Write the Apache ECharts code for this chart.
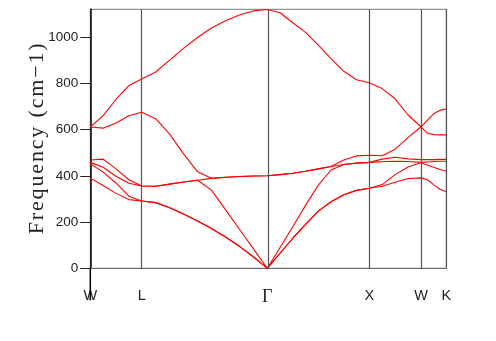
<!DOCTYPE html>
<html><head><meta charset="utf-8">
<script src="https://cdn.jsdelivr.net/npm/echarts@6/dist/echarts.min.js"></script>
<style>html,body{margin:0;padding:0;background:#fff}#c{width:496px;height:341px}</style>
</head><body><div id="c"></div>
<script>
// high-symmetry points (path distance) and their labels
const kLabels = ['W', 'L', 'Γ', 'X', 'W', 'K'];
const kTicks = [0, 0.504, 1.735, 2.735, 3.242, 3.490];
const yTicks = [0, 200, 400, 600, 800, 1000];

// path distance of each sampled q-point
const kdist = [0, 0.126, 0.252, 0.378, 0.504,
  0.641, 0.778, 0.914, 1.051, 1.188, 1.325, 1.462, 1.598, 1.735,
  1.860, 1.985, 2.110, 2.235, 2.360, 2.485, 2.610, 2.735,
  2.862, 2.988, 3.115, 3.242,
  3.304, 3.366, 3.428, 3.490];

// phonon frequencies (cm-1), bands sorted by frequency
const band1 = [390, 358, 324, 297, 291, 284, 262, 235, 205, 172, 135, 95, 50, 0,
  65, 130, 190, 247, 288, 318, 337, 346, 355, 372, 388, 391, 383, 362, 342, 331];
const band2 = [452, 416, 369, 312, 291, 284, 262, 235, 205, 172, 135, 95, 50, 0,
  65, 130, 190, 247, 288, 318, 337, 346, 362, 405, 438, 456, 447, 437, 427, 420];
const band3 = [458, 437, 398, 368, 356, 355, 364, 373, 381, 338, 254, 169, 85, 0,
  90, 180, 272, 360, 425, 449, 455, 458, 461, 463, 462, 458, 460, 462, 463, 463];
const band4 = [468, 472, 430, 383, 356, 355, 364, 373, 381, 389, 394, 397, 399, 400,
  405, 411, 420, 430, 440, 449, 455, 458, 472, 480, 473, 470, 470, 470, 471, 471];
const band5 = [611, 606, 628, 660, 675, 647, 580, 495, 418, 389, 394, 397, 399, 400,
  405, 411, 420, 430, 440, 468, 486, 489, 487, 515, 565, 612, 585, 578, 577, 577];
const band6 = [611, 660, 730, 790, 819, 849, 900, 951, 998, 1039, 1070, 1095, 1113, 1119,
  1105, 1062, 1020, 965, 907, 852, 815, 802, 777, 733, 663, 612, 640, 668, 683, 690];

const yName = 'Frequency (cm−1)';

const bands = [band1, band2, band3, band4, band5, band6];
const chart = echarts.init(document.getElementById('c'), null, {renderer: 'canvas'});

const series = bands.map(b => ({
  type: 'line', data: kdist.map((k, j) => [k, b[j]]),
  symbol: 'none', showSymbol: false, animation: false, z: 3,
  lineStyle: {color: '#ff0000', width: 1.1}
}));
series.push({
  type: 'line', data: [], animation: false, z: 2,
  markLine: {
    symbol: 'none', silent: true, animation: false,
    label: {show: false},
    lineStyle: {color: '#555', width: 1.2, type: 'solid'},
    data: kTicks.slice(1).map(k => ({xAxis: k}))
  }
});

// spaced-out axis title (hair spaces between letters)
const spacedName = Array.from(yName).join('\u200A');

chart.setOption({
  backgroundColor: '#fff',
  animation: false,
  grid: {left: 90.3, right: 49.7, top: 9.3, bottom: 72.7, show: true, borderColor: '#777', borderWidth: 1},
  xAxis: {
    type: 'value', min: kTicks[0], max: kTicks[kTicks.length - 1],
    axisLine: {show: true, onZero: false, lineStyle: {color: '#666', width: 1}},
    axisTick: {show: false},
    splitLine: {show: false},
    axisLabel: {
      customValues: kTicks, margin: 20, color: '#222', fontSize: 14.5,
      fontFamily: 'Liberation Sans',
      formatter: function (v) {
        let idx = 0, best = 1e9;
        kTicks.forEach((t, i) => { if (Math.abs(t - v) < best) { best = Math.abs(t - v); idx = i; } });
        const s = kLabels[idx];
        return s === 'Γ' ? '{g|Γ}' : s;
      },
      rich: {g: {fontFamily: 'Liberation Serif', fontSize: 18, color: '#222'}}
    }
  },
  yAxis: {
    type: 'value', min: 0, max: 1120,
    name: spacedName, nameLocation: 'middle', nameGap: 42, nameMoveOverlap: false,
    nameTextStyle: {fontFamily: 'Liberation Serif', fontSize: 22, color: '#222'},
    axisLine: {show: true, lineStyle: {color: '#000', width: 1.5}},
    axisTick: {show: true, customValues: yTicks, length: 10, lineStyle: {color: '#222', width: 1}},
    axisLabel: {
      customValues: yTicks, margin: 12, color: '#222', fontSize: 13.5, fontFamily: 'Liberation Sans',
      formatter: function (v) { return String(Math.round(v)); }
    },
    splitLine: {show: false}
  },
  series: series
});

const p0 = chart.convertToPixel({gridIndex: 0}, [0, 0]);
chart.setOption({
  graphic: [{
    type: 'line', silent: true, z: 10,
    shape: {x1: p0[0], y1: p0[1], x2: p0[0], y2: p0[1] + 32},
    style: {stroke: '#000', lineWidth: 1.5}
  }]
});
</script>
</body></html>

━━━

Repeat only the lines from the beginning of the material through the line containing "3.304, 3.366, 3.428, 3.490];", both ends kept, leaving pictures out.

Write the Apache ECharts code for this chart.
<!DOCTYPE html>
<html><head><meta charset="utf-8">
<script src="https://cdn.jsdelivr.net/npm/echarts@6/dist/echarts.min.js"></script>
<style>html,body{margin:0;padding:0;background:#fff}#c{width:496px;height:341px}</style>
</head><body><div id="c"></div>
<script>
// high-symmetry points (path distance) and their labels
const kLabels = ['W', 'L', 'Γ', 'X', 'W', 'K'];
const kTicks = [0, 0.504, 1.735, 2.735, 3.242, 3.490];
const yTicks = [0, 200, 400, 600, 800, 1000];

// path distance of each sampled q-point
const kdist = [0, 0.126, 0.252, 0.378, 0.504,
  0.641, 0.778, 0.914, 1.051, 1.188, 1.325, 1.462, 1.598, 1.735,
  1.860, 1.985, 2.110, 2.235, 2.360, 2.485, 2.610, 2.735,
  2.862, 2.988, 3.115, 3.242,
  3.304, 3.366, 3.428, 3.490];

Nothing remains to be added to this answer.